I am about to have my 34th first day of school. It will be my 6th first day of school where I teach now. My 2nd first day as a tenured professor. I have had 8 first days since I finished graduate school. My first day of school as a teacher was 13 years ago. This is an auspicious year for me - 13 has always been my lucky number. I am, I have to say, incredibly and unspeakably grateful for every single one of those first days, for the fortune to have an excellent education, to have been able to spend year after year in a classroom, to have spent the better part of my life - and I do mean the better part of my life - learning.

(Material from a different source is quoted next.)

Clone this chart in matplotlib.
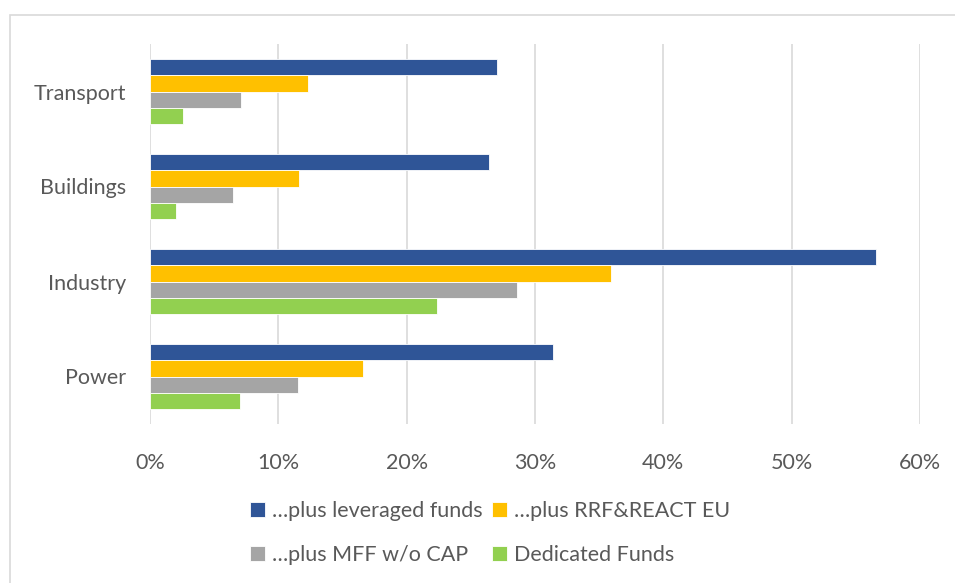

 But I can't find words to express my gratitude for the 13 of those years that have been as a teacher, because I've learned the most in that time. I remember a professor in my Masters degree who just seemed to know everything, and I asked him "How, HOW, do you know all this? I will never know all this!" and he said "Oh, wait until you're a teacher. You don't really know something until you teach it." He was right. He was so, so very right. I really thought I knew Hamlet after I'd, you know, written about it in my dissertation. I freaking knew that play. Backwards and forwards. And then I was assigned my first Shakespeare classes, in my first tenure-track job. Re-reading the play to teach it taught me Hamlet. Preparing my discussion notes taught me Hamlet. My students' responses taught me Hamlet. It felt miraculous, recognizing that I'd be learning for the rest of my life, just by doing my job. 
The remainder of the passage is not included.